═══ RECORD SET
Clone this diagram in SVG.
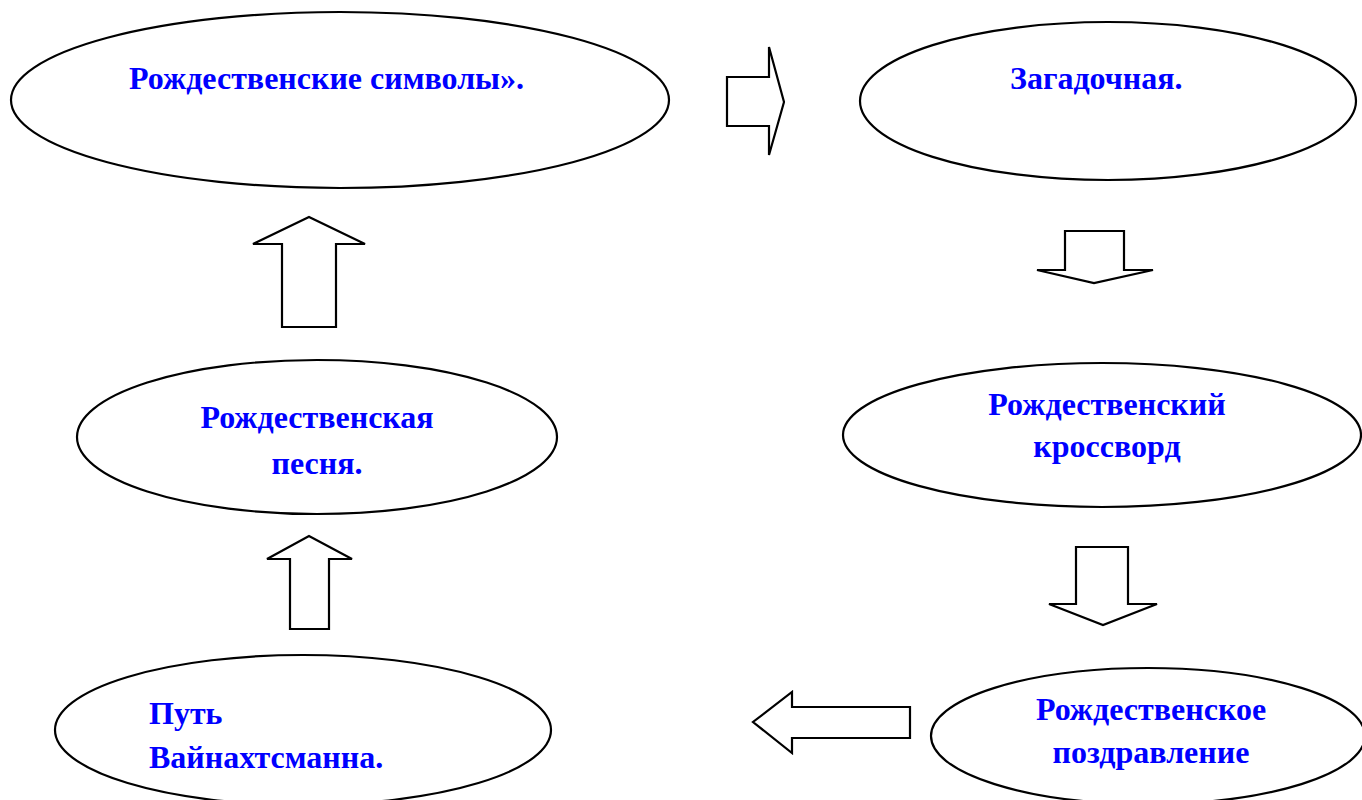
<svg xmlns="http://www.w3.org/2000/svg" width="1362" height="800" viewBox="0 0 1362 800">
<style>
.n{fill:#fff;stroke:#000;stroke-width:2.2}
.a{fill:#fff;stroke:#000;stroke-width:2.2;stroke-linejoin:miter}
.t{font-family:"Liberation Serif","Times New Roman",serif;font-weight:bold;font-size:32px;fill:#0000FF}
.c{text-anchor:middle}
</style>
<rect width="1362" height="800" fill="#fff"/>
<g id="connectors">
<polygon class="a" points="727,77 769,77 769,47 784,102 769,155 769,126 727,126"/>
<polygon class="a" points="1065,231 1124,231 1124,270 1153,270 1094,283 1037,270 1065,270"/>
<polygon class="a" points="1076,547 1128,547 1128,604 1157,604 1103,625 1049,604 1076,604"/>
<polygon class="a" points="910,707 792,707 792,692 753,722 792,753 792,738 910,738"/>
<polygon class="a" points="282,327 282,244 253,244 309,217 365,244 336,244 336,327"/>
<polygon class="a" points="290,629 290,559 267,559 309,536 352,559 329,559 329,629"/>
</g>
<g id="n1">
<ellipse class="n" cx="340" cy="100" rx="329" ry="88"/>
<text class="t" x="129" y="89">Рождественские символы».</text>
</g>
<g id="n2">
<ellipse class="n" cx="1108" cy="101" rx="248" ry="79"/>
<text class="t" x="1010" y="89">Загадочная.</text>
</g>
<g id="n3">
<ellipse class="n" cx="1102" cy="435" rx="259" ry="72"/>
<text class="t c" x="1107" y="415">Рождественский</text>
<text class="t c" x="1107" y="457">кроссворд</text>
</g>
<g id="n4">
<ellipse class="n" cx="1148" cy="736" rx="217" ry="68"/>
<text class="t c" x="1151" y="720">Рождественское</text>
<text class="t c" x="1151" y="763">поздравление</text>
</g>
<g id="n5">
<ellipse class="n" cx="317" cy="437" rx="240" ry="77"/>
<text class="t c" x="317" y="428">Рождественская</text>
<text class="t c" x="317" y="474">песня.</text>
</g>
<g id="n6">
<ellipse class="n" cx="303" cy="730" rx="248" ry="75"/>
<text class="t" x="149" y="724">Путь</text>
<text class="t" x="149" y="768">Вайнахтсманна.</text>
</g>
</svg>
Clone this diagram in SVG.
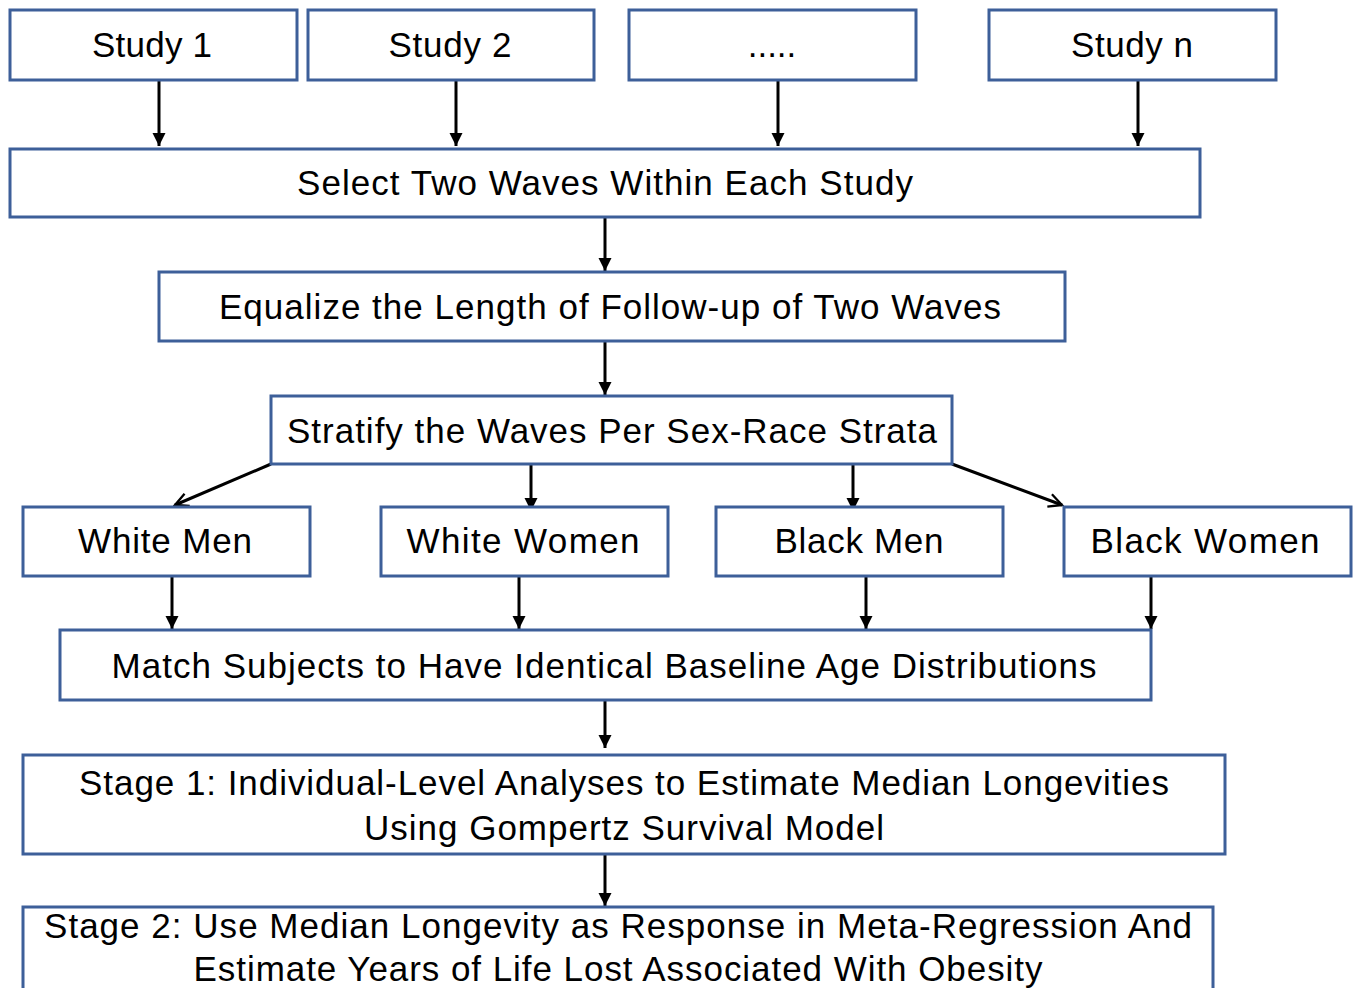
<svg xmlns="http://www.w3.org/2000/svg" width="1354" height="988" viewBox="0 0 1354 988">
<style>
.box{fill:#fff;stroke:#3d5f99;stroke-width:3}
.t{font-family:"Liberation Sans",Arial,sans-serif;font-size:35px;fill:#000;text-anchor:middle}
.c{stroke:#000;stroke-width:3;fill:none}
</style>
<defs>
<marker id="a" viewBox="0 0 10 10" refX="10" refY="5" markerWidth="4.5" markerHeight="4.5" orient="auto" markerUnits="strokeWidth"><path d="M0,0 L10,5 L0,10 z" fill="#000"/></marker>
<marker id="v" viewBox="0 0 10 10" refX="9" refY="5" markerWidth="5.5" markerHeight="5.5" orient="auto" markerUnits="strokeWidth"><path d="M1,1 L9,5 L1,9" fill="none" stroke="#000" stroke-width="1.4"/></marker>
</defs>
<rect width="1354" height="988" fill="#fff"/>
<g id="connectors">
<line class="c" x1="159" y1="80" x2="159" y2="146" marker-end="url(#a)"/>
<line class="c" x1="456" y1="80" x2="456" y2="146" marker-end="url(#a)"/>
<line class="c" x1="778" y1="80" x2="778" y2="146" marker-end="url(#a)"/>
<line class="c" x1="1138" y1="80" x2="1138" y2="146" marker-end="url(#a)"/>
<line class="c" x1="605" y1="217" x2="605" y2="271" marker-end="url(#a)"/>
<line class="c" x1="605" y1="341" x2="605" y2="395" marker-end="url(#a)"/>
<line class="c" x1="271" y1="464" x2="175" y2="505" marker-end="url(#v)"/>
<line class="c" x1="531" y1="464" x2="531" y2="511" marker-end="url(#a)"/>
<line class="c" x1="853" y1="464" x2="853" y2="511" marker-end="url(#a)"/>
<line class="c" x1="952" y1="464" x2="1062" y2="505" marker-end="url(#v)"/>
<line class="c" x1="172" y1="576" x2="172" y2="629" marker-end="url(#a)"/>
<line class="c" x1="519" y1="576" x2="519" y2="629" marker-end="url(#a)"/>
<line class="c" x1="866" y1="576" x2="866" y2="629" marker-end="url(#a)"/>
<line class="c" x1="1151" y1="576" x2="1151" y2="629" marker-end="url(#a)"/>
<line class="c" x1="605" y1="700" x2="605" y2="748" marker-end="url(#a)"/>
<line class="c" x1="605" y1="854" x2="605" y2="906" marker-end="url(#a)"/>
</g>
<g id="study1"><rect class="box" x="10" y="10" width="287" height="70"/><text class="t" x="152" y="57" textLength="120" lengthAdjust="spacing">Study 1</text></g>
<g id="study2"><rect class="box" x="308" y="10" width="286" height="70"/><text class="t" x="450" y="57" textLength="123" lengthAdjust="spacing">Study 2</text></g>
<g id="studydots"><rect class="box" x="629" y="10" width="287" height="70"/><text class="t" x="772" y="57">.....</text></g>
<g id="studyn"><rect class="box" x="989" y="10" width="287" height="70"/><text class="t" x="1132" y="57" textLength="122" lengthAdjust="spacing">Study n</text></g>
<g id="select"><rect class="box" x="10" y="149" width="1190" height="68"/><text class="t" x="605" y="195" textLength="616" lengthAdjust="spacing">Select Two Waves Within Each Study</text></g>
<g id="equalize"><rect class="box" x="159" y="272" width="906" height="69"/><text class="t" x="610" y="319" textLength="782" lengthAdjust="spacing">Equalize the Length of Follow-up of Two Waves</text></g>
<g id="stratify"><rect class="box" x="271" y="396" width="681" height="68"/><text class="t" x="612" y="443" textLength="650" lengthAdjust="spacing">Stratify the Waves Per Sex-Race Strata</text></g>
<g id="whitemen"><rect class="box" x="23" y="507" width="287" height="69"/><text class="t" x="165" y="553" textLength="174" lengthAdjust="spacing">White Men</text></g>
<g id="whitewomen"><rect class="box" x="381" y="507" width="287" height="69"/><text class="t" x="523" y="553" textLength="233" lengthAdjust="spacing">White Women</text></g>
<g id="blackmen"><rect class="box" x="716" y="507" width="287" height="69"/><text class="t" x="859" y="553" textLength="169" lengthAdjust="spacing">Black Men</text></g>
<g id="blackwomen"><rect class="box" x="1064" y="507" width="287" height="69"/><text class="t" x="1205" y="553" textLength="229" lengthAdjust="spacing">Black Women</text></g>
<g id="match"><rect class="box" x="60" y="630" width="1091" height="70"/><text class="t" x="604" y="678" textLength="985" lengthAdjust="spacing">Match Subjects to Have Identical Baseline Age Distributions</text></g>
<g id="stage1"><rect class="box" x="23" y="755" width="1202" height="99"/><text class="t" x="624" y="795" textLength="1090" lengthAdjust="spacing">Stage 1: Individual-Level Analyses to Estimate Median Longevities</text><text class="t" x="624" y="840" textLength="520" lengthAdjust="spacing">Using Gompertz Survival Model</text></g>
<g id="stage2"><rect class="box" x="23" y="907" width="1190" height="90"/><text class="t" x="618" y="938" textLength="1148" lengthAdjust="spacing">Stage 2: Use Median Longevity as Response in Meta-Regression And</text><text class="t" x="618" y="981" textLength="849" lengthAdjust="spacing">Estimate Years of Life Lost Associated With Obesity</text></g>
</svg>
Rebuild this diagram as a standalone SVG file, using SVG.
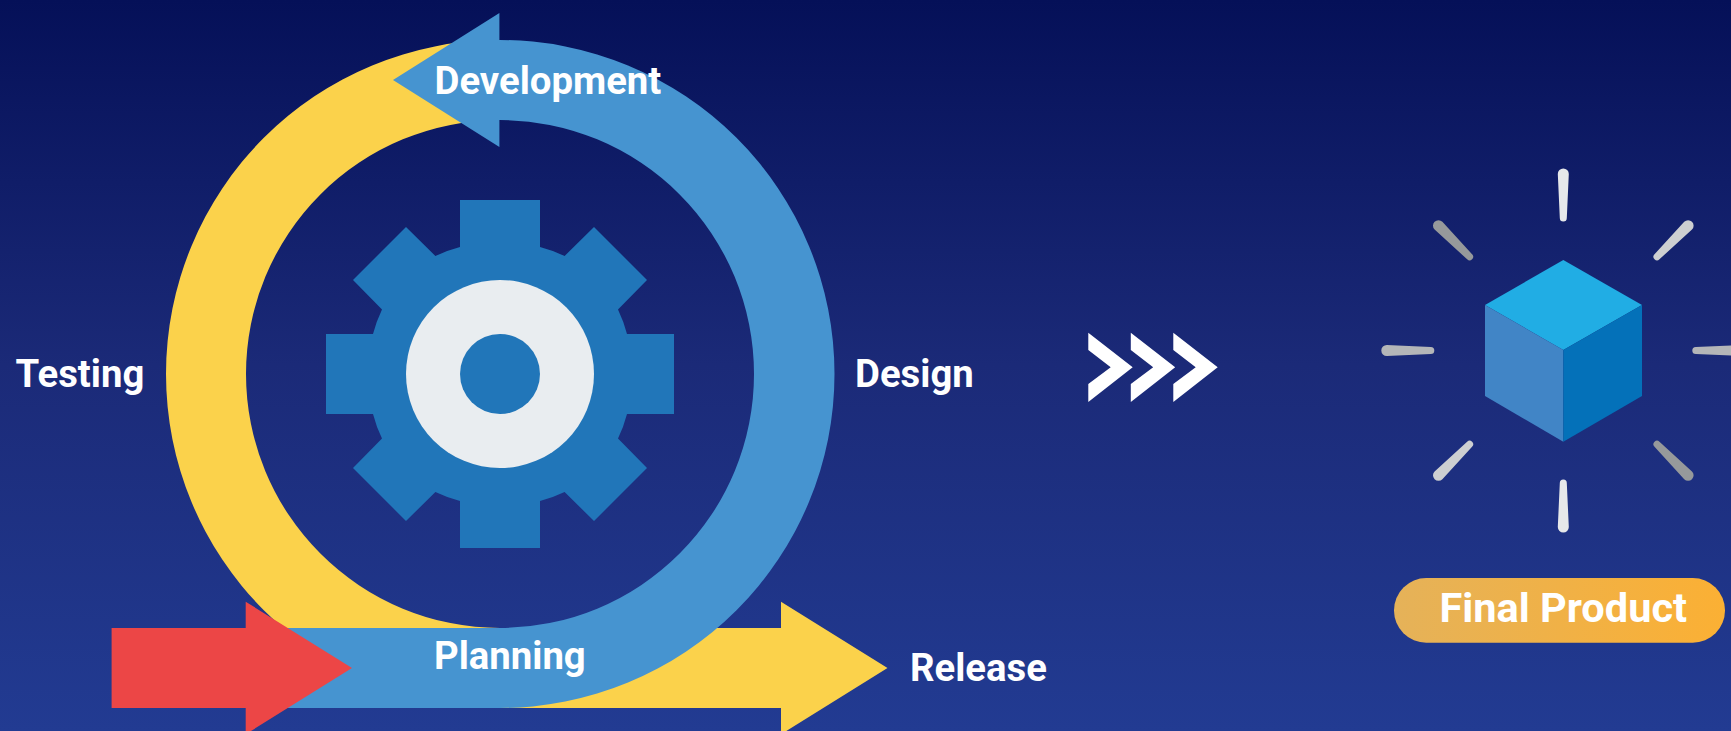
══════
WHAT IS BEING ASKED —
Leave out the pictures and output every record above precisely as given.

TASK RESULT —
Clone this diagram in SVG.
<svg xmlns="http://www.w3.org/2000/svg" width="1362" height="800" viewBox="0 0 1362 800">
<style>
.n{fill:#fff;stroke:#000;stroke-width:2.2}
.a{fill:#fff;stroke:#000;stroke-width:2.2;stroke-linejoin:miter}
.t{font-family:"Liberation Serif","Times New Roman",serif;font-weight:bold;font-size:32px;fill:#0000FF}
.c{text-anchor:middle}
</style>
<rect width="1362" height="800" fill="#fff"/>
<g id="connectors">
<polygon class="a" points="727,77 769,77 769,47 784,102 769,155 769,126 727,126"/>
<polygon class="a" points="1065,231 1124,231 1124,270 1153,270 1094,283 1037,270 1065,270"/>
<polygon class="a" points="1076,547 1128,547 1128,604 1157,604 1103,625 1049,604 1076,604"/>
<polygon class="a" points="910,707 792,707 792,692 753,722 792,753 792,738 910,738"/>
<polygon class="a" points="282,327 282,244 253,244 309,217 365,244 336,244 336,327"/>
<polygon class="a" points="290,629 290,559 267,559 309,536 352,559 329,559 329,629"/>
</g>
<g id="n1">
<ellipse class="n" cx="340" cy="100" rx="329" ry="88"/>
<text class="t" x="129" y="89">Рождественские символы».</text>
</g>
<g id="n2">
<ellipse class="n" cx="1108" cy="101" rx="248" ry="79"/>
<text class="t" x="1010" y="89">Загадочная.</text>
</g>
<g id="n3">
<ellipse class="n" cx="1102" cy="435" rx="259" ry="72"/>
<text class="t c" x="1107" y="415">Рождественский</text>
<text class="t c" x="1107" y="457">кроссворд</text>
</g>
<g id="n4">
<ellipse class="n" cx="1148" cy="736" rx="217" ry="68"/>
<text class="t c" x="1151" y="720">Рождественское</text>
<text class="t c" x="1151" y="763">поздравление</text>
</g>
<g id="n5">
<ellipse class="n" cx="317" cy="437" rx="240" ry="77"/>
<text class="t c" x="317" y="428">Рождественская</text>
<text class="t c" x="317" y="474">песня.</text>
</g>
<g id="n6">
<ellipse class="n" cx="303" cy="730" rx="248" ry="75"/>
<text class="t" x="149" y="724">Путь</text>
<text class="t" x="149" y="768">Вайнахтсманна.</text>
</g>
</svg>
Clone this diagram in SVG.
<svg xmlns="http://www.w3.org/2000/svg" width="1354" height="988" viewBox="0 0 1354 988">
<style>
.box{fill:#fff;stroke:#3d5f99;stroke-width:3}
.t{font-family:"Liberation Sans",Arial,sans-serif;font-size:35px;fill:#000;text-anchor:middle}
.c{stroke:#000;stroke-width:3;fill:none}
</style>
<defs>
<marker id="a" viewBox="0 0 10 10" refX="10" refY="5" markerWidth="4.5" markerHeight="4.5" orient="auto" markerUnits="strokeWidth"><path d="M0,0 L10,5 L0,10 z" fill="#000"/></marker>
<marker id="v" viewBox="0 0 10 10" refX="9" refY="5" markerWidth="5.5" markerHeight="5.5" orient="auto" markerUnits="strokeWidth"><path d="M1,1 L9,5 L1,9" fill="none" stroke="#000" stroke-width="1.4"/></marker>
</defs>
<rect width="1354" height="988" fill="#fff"/>
<g id="connectors">
<line class="c" x1="159" y1="80" x2="159" y2="146" marker-end="url(#a)"/>
<line class="c" x1="456" y1="80" x2="456" y2="146" marker-end="url(#a)"/>
<line class="c" x1="778" y1="80" x2="778" y2="146" marker-end="url(#a)"/>
<line class="c" x1="1138" y1="80" x2="1138" y2="146" marker-end="url(#a)"/>
<line class="c" x1="605" y1="217" x2="605" y2="271" marker-end="url(#a)"/>
<line class="c" x1="605" y1="341" x2="605" y2="395" marker-end="url(#a)"/>
<line class="c" x1="271" y1="464" x2="175" y2="505" marker-end="url(#v)"/>
<line class="c" x1="531" y1="464" x2="531" y2="511" marker-end="url(#a)"/>
<line class="c" x1="853" y1="464" x2="853" y2="511" marker-end="url(#a)"/>
<line class="c" x1="952" y1="464" x2="1062" y2="505" marker-end="url(#v)"/>
<line class="c" x1="172" y1="576" x2="172" y2="629" marker-end="url(#a)"/>
<line class="c" x1="519" y1="576" x2="519" y2="629" marker-end="url(#a)"/>
<line class="c" x1="866" y1="576" x2="866" y2="629" marker-end="url(#a)"/>
<line class="c" x1="1151" y1="576" x2="1151" y2="629" marker-end="url(#a)"/>
<line class="c" x1="605" y1="700" x2="605" y2="748" marker-end="url(#a)"/>
<line class="c" x1="605" y1="854" x2="605" y2="906" marker-end="url(#a)"/>
</g>
<g id="study1"><rect class="box" x="10" y="10" width="287" height="70"/><text class="t" x="152" y="57" textLength="120" lengthAdjust="spacing">Study 1</text></g>
<g id="study2"><rect class="box" x="308" y="10" width="286" height="70"/><text class="t" x="450" y="57" textLength="123" lengthAdjust="spacing">Study 2</text></g>
<g id="studydots"><rect class="box" x="629" y="10" width="287" height="70"/><text class="t" x="772" y="57">.....</text></g>
<g id="studyn"><rect class="box" x="989" y="10" width="287" height="70"/><text class="t" x="1132" y="57" textLength="122" lengthAdjust="spacing">Study n</text></g>
<g id="select"><rect class="box" x="10" y="149" width="1190" height="68"/><text class="t" x="605" y="195" textLength="616" lengthAdjust="spacing">Select Two Waves Within Each Study</text></g>
<g id="equalize"><rect class="box" x="159" y="272" width="906" height="69"/><text class="t" x="610" y="319" textLength="782" lengthAdjust="spacing">Equalize the Length of Follow-up of Two Waves</text></g>
<g id="stratify"><rect class="box" x="271" y="396" width="681" height="68"/><text class="t" x="612" y="443" textLength="650" lengthAdjust="spacing">Stratify the Waves Per Sex-Race Strata</text></g>
<g id="whitemen"><rect class="box" x="23" y="507" width="287" height="69"/><text class="t" x="165" y="553" textLength="174" lengthAdjust="spacing">White Men</text></g>
<g id="whitewomen"><rect class="box" x="381" y="507" width="287" height="69"/><text class="t" x="523" y="553" textLength="233" lengthAdjust="spacing">White Women</text></g>
<g id="blackmen"><rect class="box" x="716" y="507" width="287" height="69"/><text class="t" x="859" y="553" textLength="169" lengthAdjust="spacing">Black Men</text></g>
<g id="blackwomen"><rect class="box" x="1064" y="507" width="287" height="69"/><text class="t" x="1205" y="553" textLength="229" lengthAdjust="spacing">Black Women</text></g>
<g id="match"><rect class="box" x="60" y="630" width="1091" height="70"/><text class="t" x="604" y="678" textLength="985" lengthAdjust="spacing">Match Subjects to Have Identical Baseline Age Distributions</text></g>
<g id="stage1"><rect class="box" x="23" y="755" width="1202" height="99"/><text class="t" x="624" y="795" textLength="1090" lengthAdjust="spacing">Stage 1: Individual-Level Analyses to Estimate Median Longevities</text><text class="t" x="624" y="840" textLength="520" lengthAdjust="spacing">Using Gompertz Survival Model</text></g>
<g id="stage2"><rect class="box" x="23" y="907" width="1190" height="90"/><text class="t" x="618" y="938" textLength="1148" lengthAdjust="spacing">Stage 2: Use Median Longevity as Response in Meta-Regression And</text><text class="t" x="618" y="981" textLength="849" lengthAdjust="spacing">Estimate Years of Life Lost Associated With Obesity</text></g>
</svg>
Rebuild this diagram as a standalone SVG file, using SVG.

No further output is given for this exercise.